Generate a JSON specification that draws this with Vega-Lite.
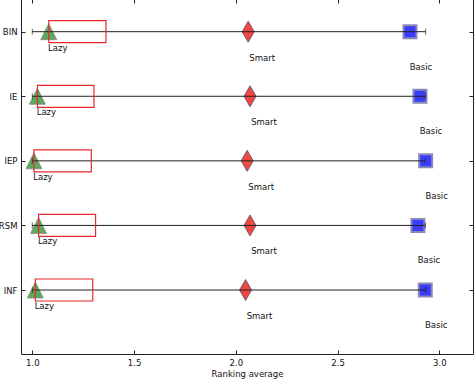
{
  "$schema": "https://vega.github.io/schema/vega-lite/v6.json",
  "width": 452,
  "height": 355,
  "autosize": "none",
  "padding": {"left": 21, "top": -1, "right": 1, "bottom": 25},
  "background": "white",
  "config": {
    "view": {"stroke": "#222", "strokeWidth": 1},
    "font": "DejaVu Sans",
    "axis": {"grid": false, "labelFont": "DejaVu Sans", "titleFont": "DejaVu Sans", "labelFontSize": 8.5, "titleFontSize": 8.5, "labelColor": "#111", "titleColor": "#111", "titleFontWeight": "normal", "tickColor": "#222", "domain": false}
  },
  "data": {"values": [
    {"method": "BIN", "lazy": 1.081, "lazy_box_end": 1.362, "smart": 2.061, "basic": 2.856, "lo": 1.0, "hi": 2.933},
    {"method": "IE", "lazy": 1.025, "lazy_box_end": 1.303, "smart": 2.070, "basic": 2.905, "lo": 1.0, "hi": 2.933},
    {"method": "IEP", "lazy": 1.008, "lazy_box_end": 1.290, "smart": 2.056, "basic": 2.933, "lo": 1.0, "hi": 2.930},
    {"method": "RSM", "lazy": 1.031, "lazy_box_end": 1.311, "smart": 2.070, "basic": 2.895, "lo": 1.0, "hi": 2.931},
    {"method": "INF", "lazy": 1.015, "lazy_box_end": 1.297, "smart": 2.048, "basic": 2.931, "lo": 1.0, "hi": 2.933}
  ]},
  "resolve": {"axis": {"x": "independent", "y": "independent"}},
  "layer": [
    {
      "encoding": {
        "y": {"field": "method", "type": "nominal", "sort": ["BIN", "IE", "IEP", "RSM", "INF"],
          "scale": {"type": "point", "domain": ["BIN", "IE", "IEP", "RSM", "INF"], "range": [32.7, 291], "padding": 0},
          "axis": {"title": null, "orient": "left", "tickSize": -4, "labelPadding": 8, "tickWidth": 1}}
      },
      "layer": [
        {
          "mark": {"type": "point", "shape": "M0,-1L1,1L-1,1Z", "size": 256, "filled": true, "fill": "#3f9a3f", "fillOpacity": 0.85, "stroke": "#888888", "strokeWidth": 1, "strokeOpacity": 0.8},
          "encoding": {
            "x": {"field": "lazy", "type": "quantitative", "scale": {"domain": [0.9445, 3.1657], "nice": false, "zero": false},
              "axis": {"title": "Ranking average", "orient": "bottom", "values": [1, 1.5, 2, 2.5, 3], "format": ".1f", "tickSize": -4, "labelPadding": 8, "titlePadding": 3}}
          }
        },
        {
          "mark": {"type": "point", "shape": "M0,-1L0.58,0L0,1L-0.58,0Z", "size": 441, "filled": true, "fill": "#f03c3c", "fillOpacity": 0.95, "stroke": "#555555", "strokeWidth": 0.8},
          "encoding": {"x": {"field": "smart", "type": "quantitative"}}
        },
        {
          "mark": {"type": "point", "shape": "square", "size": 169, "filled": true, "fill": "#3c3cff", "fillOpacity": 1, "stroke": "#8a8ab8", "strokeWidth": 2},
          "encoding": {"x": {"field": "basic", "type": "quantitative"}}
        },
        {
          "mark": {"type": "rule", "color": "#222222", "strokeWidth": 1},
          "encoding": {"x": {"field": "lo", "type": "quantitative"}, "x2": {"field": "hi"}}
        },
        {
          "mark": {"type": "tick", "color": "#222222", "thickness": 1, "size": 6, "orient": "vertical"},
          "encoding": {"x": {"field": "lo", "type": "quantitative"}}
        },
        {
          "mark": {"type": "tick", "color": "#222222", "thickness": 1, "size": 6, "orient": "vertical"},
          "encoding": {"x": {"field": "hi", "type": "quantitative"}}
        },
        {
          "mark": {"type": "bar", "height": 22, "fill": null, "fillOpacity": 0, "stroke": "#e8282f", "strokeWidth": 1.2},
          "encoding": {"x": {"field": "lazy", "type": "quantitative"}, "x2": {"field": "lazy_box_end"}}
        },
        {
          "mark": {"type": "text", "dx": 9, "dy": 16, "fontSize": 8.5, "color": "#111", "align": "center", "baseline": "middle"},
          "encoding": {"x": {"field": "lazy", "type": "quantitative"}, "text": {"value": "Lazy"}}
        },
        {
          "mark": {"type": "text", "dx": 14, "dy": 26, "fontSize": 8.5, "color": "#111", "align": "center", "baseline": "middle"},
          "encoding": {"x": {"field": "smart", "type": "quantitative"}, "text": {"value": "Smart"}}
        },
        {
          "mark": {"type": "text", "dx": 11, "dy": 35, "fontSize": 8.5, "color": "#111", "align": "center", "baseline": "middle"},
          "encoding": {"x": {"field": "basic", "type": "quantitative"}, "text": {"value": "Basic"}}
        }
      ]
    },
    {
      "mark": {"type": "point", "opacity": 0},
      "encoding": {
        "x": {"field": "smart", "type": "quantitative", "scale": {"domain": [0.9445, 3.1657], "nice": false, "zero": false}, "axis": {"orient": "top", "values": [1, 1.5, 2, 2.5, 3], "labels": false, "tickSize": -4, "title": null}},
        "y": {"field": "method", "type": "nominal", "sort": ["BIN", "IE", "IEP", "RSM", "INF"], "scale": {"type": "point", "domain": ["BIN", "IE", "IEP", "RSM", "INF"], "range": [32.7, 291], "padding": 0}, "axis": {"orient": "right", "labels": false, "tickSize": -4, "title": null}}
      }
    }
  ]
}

§ **To be done**:
Repeat the lines above exactly, and keep every picture out.

§ **Result of this task**:
Generate a JSON specification that draws this with Vega-Lite.
{
  "$schema": "https://vega.github.io/schema/vega-lite/v6.json",
  "width": 452,
  "height": 355,
  "autosize": "none",
  "padding": {"left": 21, "top": -1, "right": 1, "bottom": 25},
  "background": "white",
  "config": {
    "view": {"stroke": "#222", "strokeWidth": 1},
    "font": "DejaVu Sans",
    "axis": {"grid": false, "labelFont": "DejaVu Sans", "titleFont": "DejaVu Sans", "labelFontSize": 8.5, "titleFontSize": 8.5, "labelColor": "#111", "titleColor": "#111", "titleFontWeight": "normal", "tickColor": "#222", "domain": false}
  },
  "data": {"values": [
    {"method": "BIN", "lazy": 1.081, "lazy_box_end": 1.362, "smart": 2.061, "basic": 2.856, "lo": 1.0, "hi": 2.933},
    {"method": "IE", "lazy": 1.025, "lazy_box_end": 1.303, "smart": 2.070, "basic": 2.905, "lo": 1.0, "hi": 2.933},
    {"method": "IEP", "lazy": 1.008, "lazy_box_end": 1.290, "smart": 2.056, "basic": 2.933, "lo": 1.0, "hi": 2.930},
    {"method": "RSM", "lazy": 1.031, "lazy_box_end": 1.311, "smart": 2.070, "basic": 2.895, "lo": 1.0, "hi": 2.931},
    {"method": "INF", "lazy": 1.015, "lazy_box_end": 1.297, "smart": 2.048, "basic": 2.931, "lo": 1.0, "hi": 2.933}
  ]},
  "resolve": {"axis": {"x": "independent", "y": "independent"}},
  "layer": [
    {
      "encoding": {
        "y": {"field": "method", "type": "nominal", "sort": ["BIN", "IE", "IEP", "RSM", "INF"],
          "scale": {"type": "point", "domain": ["BIN", "IE", "IEP", "RSM", "INF"], "range": [32.7, 291], "padding": 0},
          "axis": {"title": null, "orient": "left", "tickSize": -4, "labelPadding": 8, "tickWidth": 1}}
      },
      "layer": [
        {
          "mark": {"type": "point", "shape": "M0,-1L1,1L-1,1Z", "size": 256, "filled": true, "fill": "#3f9a3f", "fillOpacity": 0.85, "stroke": "#888888", "strokeWidth": 1, "strokeOpacity": 0.8},
          "encoding": {
            "x": {"field": "lazy", "type": "quantitative", "scale": {"domain": [0.9445, 3.1657], "nice": false, "zero": false},
              "axis": {"title": "Ranking average", "orient": "bottom", "values": [1, 1.5, 2, 2.5, 3], "format": ".1f", "tickSize": -4, "labelPadding": 8, "titlePadding": 3}}
          }
        },
        {
          "mark": {"type": "point", "shape": "M0,-1L0.58,0L0,1L-0.58,0Z", "size": 441, "filled": true, "fill": "#f03c3c", "fillOpacity": 0.95, "stroke": "#555555", "strokeWidth": 0.8},
          "encoding": {"x": {"field": "smart", "type": "quantitative"}}
        },
        {
          "mark": {"type": "point", "shape": "square", "size": 169, "filled": true, "fill": "#3c3cff", "fillOpacity": 1, "stroke": "#8a8ab8", "strokeWidth": 2},
          "encoding": {"x": {"field": "basic", "type": "quantitative"}}
        },
        {
          "mark": {"type": "rule", "color": "#222222", "strokeWidth": 1},
          "encoding": {"x": {"field": "lo", "type": "quantitative"}, "x2": {"field": "hi"}}
        },
        {
          "mark": {"type": "tick", "color": "#222222", "thickness": 1, "size": 6, "orient": "vertical"},
          "encoding": {"x": {"field": "lo", "type": "quantitative"}}
        },
        {
          "mark": {"type": "tick", "color": "#222222", "thickness": 1, "size": 6, "orient": "vertical"},
          "encoding": {"x": {"field": "hi", "type": "quantitative"}}
        },
        {
          "mark": {"type": "bar", "height": 22, "fill": null, "fillOpacity": 0, "stroke": "#e8282f", "strokeWidth": 1.2},
          "encoding": {"x": {"field": "lazy", "type": "quantitative"}, "x2": {"field": "lazy_box_end"}}
        },
        {
          "mark": {"type": "text", "dx": 9, "dy": 16, "fontSize": 8.5, "color": "#111", "align": "center", "baseline": "middle"},
          "encoding": {"x": {"field": "lazy", "type": "quantitative"}, "text": {"value": "Lazy"}}
        },
        {
          "mark": {"type": "text", "dx": 14, "dy": 26, "fontSize": 8.5, "color": "#111", "align": "center", "baseline": "middle"},
          "encoding": {"x": {"field": "smart", "type": "quantitative"}, "text": {"value": "Smart"}}
        },
        {
          "mark": {"type": "text", "dx": 11, "dy": 35, "fontSize": 8.5, "color": "#111", "align": "center", "baseline": "middle"},
          "encoding": {"x": {"field": "basic", "type": "quantitative"}, "text": {"value": "Basic"}}
        }
      ]
    },
    {
      "mark": {"type": "point", "opacity": 0},
      "encoding": {
        "x": {"field": "smart", "type": "quantitative", "scale": {"domain": [0.9445, 3.1657], "nice": false, "zero": false}, "axis": {"orient": "top", "values": [1, 1.5, 2, 2.5, 3], "labels": false, "tickSize": -4, "title": null}},
        "y": {"field": "method", "type": "nominal", "sort": ["BIN", "IE", "IEP", "RSM", "INF"], "scale": {"type": "point", "domain": ["BIN", "IE", "IEP", "RSM", "INF"], "range": [32.7, 291], "padding": 0}, "axis": {"orient": "right", "labels": false, "tickSize": -4, "title": null}}
      }
    }
  ]
}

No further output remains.